Rasmussen wanted to be in front of his expedition to film its leader as he struggled to the top. But at the "balcony," he found himself mingled with other groups and in the middle of the single file - unable to work his way back to the front.
The pace was slower than he liked. The frequent stops and starts frustrated him.
Dawn's first streaks came at 4:09 a.m.
Darkness slowly transformed into unimaginable white and crystalline beauty by the time Rasmussen reached the South Summit.
There, unknown to Rasmussen, his oxygen mask went bad.
A permanent rope line led from the South Summit to the top - a combination of safety feature and guide.
Each year, Sherpas install a new rope line. But they don't remove the old lines.

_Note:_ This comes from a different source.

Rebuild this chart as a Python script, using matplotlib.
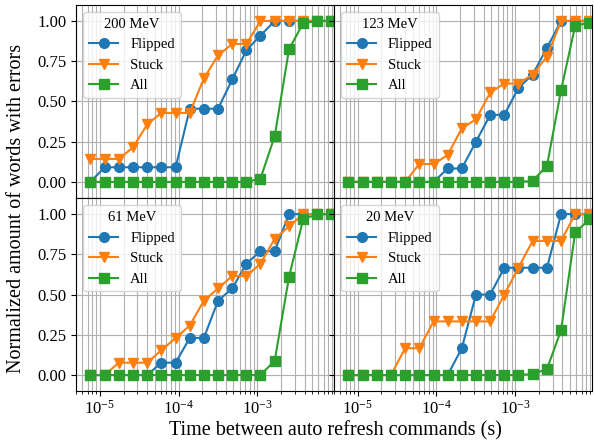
import matplotlib
matplotlib.use("Agg")
import matplotlib.pyplot as plt

plt.rcParams['font.family'] = ['Liberation Serif', 'DejaVu Serif']
plt.rcParams['mathtext.fontset'] = 'stix'

# Time between auto refresh commands (s)
times = [7.6e-6, 1.15e-5, 1.74e-5, 2.64e-5, 4.0e-5, 6.05e-5, 9.2e-5, 1.39e-4,
         2.1e-4, 3.18e-4, 4.82e-4, 7.3e-4, 1.1e-3, 1.67e-3, 2.54e-3, 3.84e-3,
         5.8e-3, 8.8e-3]

energies = ["200 MeV", "123 MeV", "61 MeV", "20 MeV"]

flipped_200 = [0, 1/11, 1/11, 1/11, 1/11, 1/11, 1/11, 5/11, 5/11, 5/11, 7/11, 9/11,
               10/11, 1, 1, 1, 1, 1]
stuck_200 = [2/14, 2/14, 2/14, 3/14, 5/14, 6/14, 6/14, 6/14, 9/14, 11/14, 12/14, 12/14,
             1, 1, 1, 1, 1, 1]
all_200 = [0, 0, 0, 0, 0, 0, 0, 0, 0, 0, 0, 0, 0.02, 0.284, 0.824, 0.986, 1, 1]

flipped_123 = [0, 0, 0, 0, 0, 0, 0, 1/12, 1/12, 3/12, 5/12, 5/12, 7/12, 8/12, 10/12,
               1, 1, 1]
stuck_123 = [0, 0, 0, 0, 0, 2/18, 2/18, 3/18, 6/18, 7/18, 10/18, 11/18, 11/18, 12/18,
             14/18, 1, 1, 1]
all_123 = [0, 0, 0, 0, 0, 0, 0, 0, 0, 0, 0, 0, 0, 0.006, 0.10, 0.57, 0.97, 0.99]

flipped_61 = [0, 0, 0, 0, 0, 1/13, 1/13, 3/13, 3/13, 6/13, 7/13, 9/13, 10/13, 10/13,
              1, 1, 1, 1]
stuck_61 = [0, 0, 1/13, 1/13, 1/13, 2/13, 3/13, 4/13, 6/13, 7/13, 8/13, 8/13, 9/13,
            11/13, 12/13, 1, 1, 1]
all_61 = [0, 0, 0, 0, 0, 0, 0, 0, 0, 0, 0, 0, 0, 0.089, 0.61, 0.967, 1, 1]

flipped_20 = [0, 0, 0, 0, 0, 0, 0, 0, 1/6, 1/2, 1/2, 2/3, 2/3, 2/3, 2/3, 1, 1, 1]
stuck_20 = [0, 0, 0, 0, 1/6, 1/6, 1/3, 1/3, 1/3, 1/3, 1/3, 1/2, 2/3, 5/6, 5/6, 5/6,
            1, 1]
all_20 = [0, 0, 0, 0, 0, 0, 0, 0, 0, 0, 0, 0, 0, 0.006, 0.037, 0.28, 0.886, 0.967]

flipped = [flipped_200, flipped_123, flipped_61, flipped_20]
stuck = [stuck_200, stuck_123, stuck_61, stuck_20]
all_err = [all_200, all_123, all_61, all_20]

fig, axes = plt.subplots(2, 2, sharex=True, sharey=True, figsize=(5.95, 4.4), dpi=100)
fig.subplots_adjust(left=0.128, right=0.995, top=0.989, bottom=0.111,
                    wspace=0, hspace=0)

for ax, title, fl, st, al in zip(axes.flat, energies, flipped, stuck, all_err):
    ax.plot(times, fl, marker='o', ms=7, lw=1.5, label='Flipped', color='#1f77b4')
    ax.plot(times, st, marker='v', ms=7, lw=1.5, label='Stuck', color='#ff7f0e')
    ax.plot(times, al, marker='s', ms=7, lw=1.5, label='All', color='#2ca02c')
    ax.set_xscale('log')
    ax.grid(True, which='both', color='#b0b0b0', lw=0.8)
    ax.set_axisbelow(True)
    ax.legend(title=title, loc='upper left', fontsize=10.5, title_fontsize=10.5)
    ax.tick_params(axis='y', labelsize=12)
    ax.tick_params(axis='x', labelsize=12, pad=3)

axes[0, 0].set_xlim(5.0e-6, 9.5e-3)
axes[0, 0].set_ylim(-0.1, 1.1)
axes[0, 0].set_yticks([0, 0.25, 0.5, 0.75, 1.0])
axes[0, 0].set_yticklabels(['0.00', '0.25', '0.50', '0.75', '1.00'])

fig.text(0.563, 0.0, 'Time between auto refresh commands (s)', ha='center',
         va='bottom', fontsize=14.5)
fig.text(0.012, 0.527, 'Normalized amount of words with errors', ha='left',
         va='center', rotation=90, fontsize=14.5)

fig.savefig('out.png', dpi=100)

Consequently, the rope line is really a tangled mix of old and new ropes.
Old ropes are frayed. Newer ropes are tied to older ropes. The mess tangles up crampons. Frequently, a climber doesn't know which rope to hook up to.
"The hazard there is not the climb, but the ropes that impede the climb," Rasmussen wrote.
Rasmussen and his group summited at roughly 6:30 a.m.
OOPS!
Where did everyone go?
After dealing with some video equipment problems and his shortness of breath, Rasmussen began filming on the summit. But his researchers disappeared.
The one medical test scheduled for the summit was an arterial stab.
Someone would drop his pants just enough to expose an artery in his groin. Another researcher would stick in a needle and withdraw arterial blood for future analysis.
At the top of the world, in the cold, in the wind - this would be a clumsy process that exposed skin where such exposure would be ill-advised. Consequently, a tent was to be set up to shelter the men doing the procedure, but the wind was too strong to pitch the tent. And the summit was too crowded to do so anyway.
So the researchers went back to the South Summit at 28,700 feet to do the arterial stab. No one thought to tell Rasmussen, but he found out where they went and scurried down to film the arterial stab.